By Newark Mayor Ras J. Baraka
In building an equitable city, there is no single greater foundation than quality education. Every other building block—public safety, home ownership, equitable job opportunities, and wealth growth building – all begin with a successful and fruitful education for our children.
Last October, we held a two-day Education Summit to address inequities in Newark and other urban learning environments. At the summit, educators, school administrators, stakeholders, and students discussed priorities and developed recommendations to enhance the educational experience for our students. As we know, schools are a microcosm of broader societal issues. The problems we encounter in our culture, both in cities and suburbs, of substance and alcohol abuse, violence, and family struggles, often impede our students’ ability to fully enjoy the academic opportunities we put in front of them.
Equally true is that education can go a long way to end the generational cycles that feed those problems. Therefore, it is imperative that we begin to reform our educational system in a meaningful way. Educational reform, from inside the classroom and out in the community, requires both urgent action and long-term vision.
Newark’s Office of Comprehensive Community Education, led by Dr. Sharnee Brown, has created three priorities to guide toward an educational system that overcomes the societal barriers to learning, while also planting seeds for the long-term betterment of society.
The first priority area is to promote equity and social justice, by partnering with our stakeholders to offer resources and training to our educators to recognize and balance disproportionality, to work toward equitable education across our schools.
The second priority area is to bolster literacy and build social capital to bolster a Newark pipeline to the college and career workforce, with a special eye on 21st century careers.
The third priority area will be to promote advocacy and cultivate a policy lab, so we can develop solutions to education equity and efficiency on state and local levels.
Our Mayor’s Book Club introduces students to great literature to which they can relate. This allows for the students to see themselves in the material. The Mayor’s Book Club, allows students to develop their own voice and sense of self through the books they read.
The Guaranteed Education Pilot Program out of our Office of Violence Prevention and Trauma Recovery has paid tuition for 40 at-risk students to attend St.
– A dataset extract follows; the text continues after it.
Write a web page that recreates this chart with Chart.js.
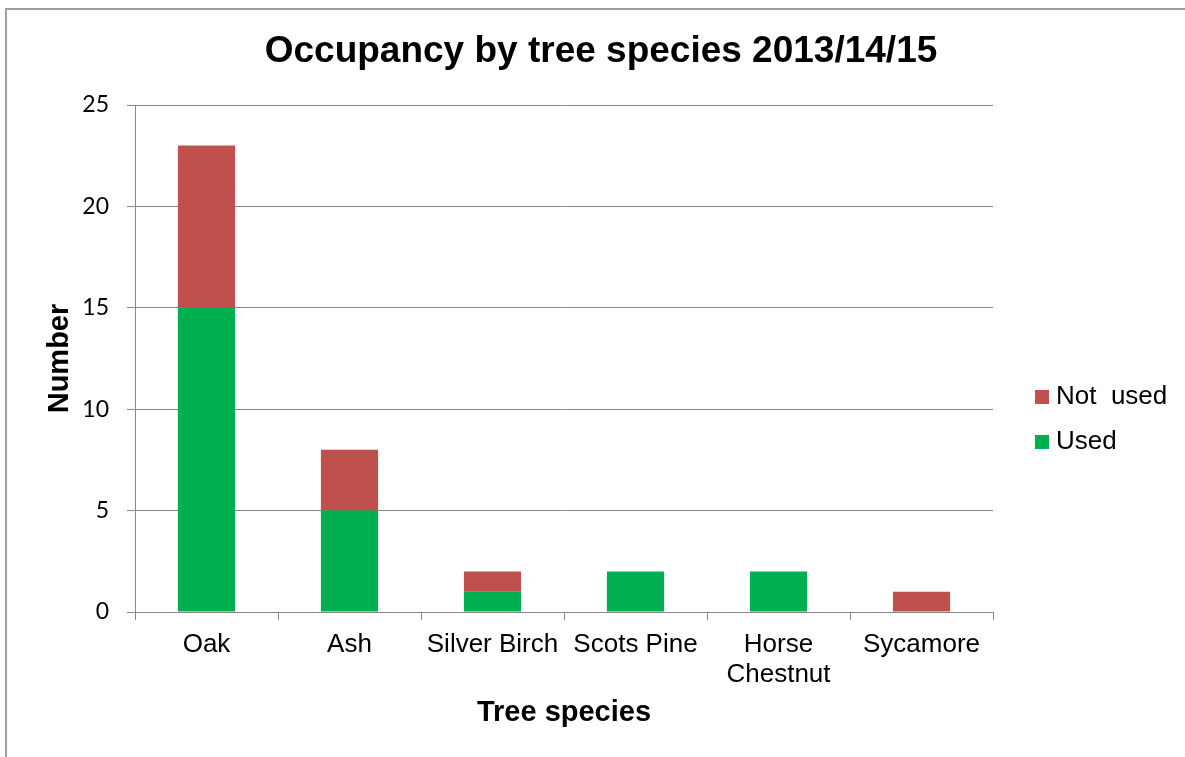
<!DOCTYPE html>
<html>
<head>
<meta charset="utf-8">
<script src="https://cdn.jsdelivr.net/npm/chart.js@4.4.0/dist/chart.umd.min.js"></script>
<style>
  html, body { margin: 0; padding: 0; background: #fff; overflow: hidden; }
  #frame { position: absolute; left: 5px; top: 8px; width: 2000px; height: 2000px; border: 2px solid #a0a0a0; }
  #wrap { position: absolute; left: 0; top: 0; width: 1185px; height: 757px; }
</style>
</head>
<body>
<div id="frame"></div>
<div id="wrap"><canvas id="treeChart" width="1185" height="757"></canvas></div>
<script>
// data
const species = ['Oak', 'Ash', 'Silver Birch', 'Scots Pine', ['Horse', 'Chestnut'], 'Sycamore'];
const used = [15, 5, 1, 2, 2, 0];
const notUsed = [8, 3, 1, 0, 0, 1];
const yTicks = [0, 5, 10, 15, 20, 25];

const gridGrey = '#878787';

// legend drawn to the right of the plot, like the Excel one
const sideLegend = {
    id: 'sideLegend',
    afterDraw(chart) {
        const c = chart.ctx;
        const area = chart.chartArea;
        const x = area.right + 42;
        const mid = (area.top + area.bottom) / 2 + 61;
        const items = chart.data.datasets.slice().reverse();
        c.save();
        c.font = '26px "Liberation Sans", Arial, sans-serif';
        c.textBaseline = 'middle';
        items.forEach((ds, i) => {
            const y = mid + (i - (items.length - 1) / 2) * 45;
            c.fillStyle = ds.backgroundColor;
            c.fillRect(x, y - 7, 14, 14);
            c.fillStyle = '#000';
            c.fillText(ds.label, x + 21, y);
        });
        c.restore();
    }
};

const ctx = document.getElementById('treeChart').getContext('2d');
const treeChart = new Chart(ctx, {
    type: 'bar',
    data: {
        labels: species,
        datasets: [{
            label: 'Used',
            data: used,
            backgroundColor: '#00B050',
            yAxisID: 'y'
        }, {
            label: 'Not  used',
            data: notUsed,
            backgroundColor: '#C0504D',
            yAxisID: 'y'
        }]
    },
    options: {
        responsive: false,
        animation: false,
        layout: { padding: { left: 17, right: 0, top: 0, bottom: 0 } },
        datasets: { bar: { barPercentage: 0.4, categoryPercentage: 1 } },
        plugins: {
            legend: { display: false },
            tooltip: { enabled: false },
            title: {
                display: true,
                text: 'Occupancy by tree species 2013/14/15',
                color: '#000',
                font: { family: '"Liberation Sans", Arial, sans-serif', size: 37, weight: 'bold' },
                padding: { top: 30, bottom: 30.6 }
            }
        },
        scales: {
            x: {
                stacked: true,
                grid: { display: true, drawOnChartArea: false, drawTicks: true, tickLength: 8, color: gridGrey, lineWidth: 1 },
                border: { color: gridGrey, width: 1 },
                ticks: {
                    color: '#000',
                    padding: 10,
                    maxRotation: 0,
                    autoSkip: false,
                    font: { family: '"Liberation Sans", Arial, sans-serif', size: 26, lineHeight: 1.15 }
                },
                title: {
                    display: true,
                    text: 'Tree species',
                    color: '#000',
                    font: { family: '"Liberation Sans", Arial, sans-serif', size: 29, weight: 'bold' },
                    padding: { top: 0, bottom: 27 }
                },
                afterFit: s => { s.height = 145; }
            },
            y: {
                stacked: true,
                min: 0,
                max: 25,
                afterBuildTicks: s => { s.ticks = yTicks.map(v => ({ value: v })); },
                grid: { color: gridGrey, lineWidth: 1, tickLength: 8 },
                border: { color: gridGrey, width: 1 },
                ticks: {
                    color: '#000',
                    padding: 18,
                    font: { family: 'Lato, "Open Sans", sans-serif', size: 23 }
                },
                title: {
                    display: true,
                    text: 'Number',
                    color: '#000',
                    font: { family: '"Liberation Sans", Arial, sans-serif', size: 29, weight: 'bold' },
                    padding: { top: 25.6, bottom: 0 }
                },
                afterFit: s => { s.width = 118; }
            },
            yR: {
                type: 'linear',
                position: 'right',
                display: true,
                grid: { display: false },
                border: { display: false },
                ticks: { display: false },
                afterFit: s => { s.width = 192; }
            }
        }
    },
    plugins: [sideLegend]
});
</script>
</body>
</html>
Elizabeth’s College debt-free. Students in the pilot program study in four areas beneficial to our society; nursing, education, psychology, and social work. A guaranteed education program of this nature is a powerful force for students to further their education without the fear of accumulating debt with the hope that they will bring back their talents and what they have learned to their community.
Finally, the Newark Water & Sewer Utility Leadership Academy, brings our students from the City to the Pequannock Treatment Plant and its surrounding 35,000 acre watershed so they can see firsthand that jobs in water treatment, chemistry, civic engineering, and environmental studies are within their reach. This is the point of education—to give students the ability to dream big and aspire to better themselves and their communities. Students deserve every opportunity to soar and it is our responsibility to ensure that they are afforded the opportunities to do so. This is our dream, and our goal.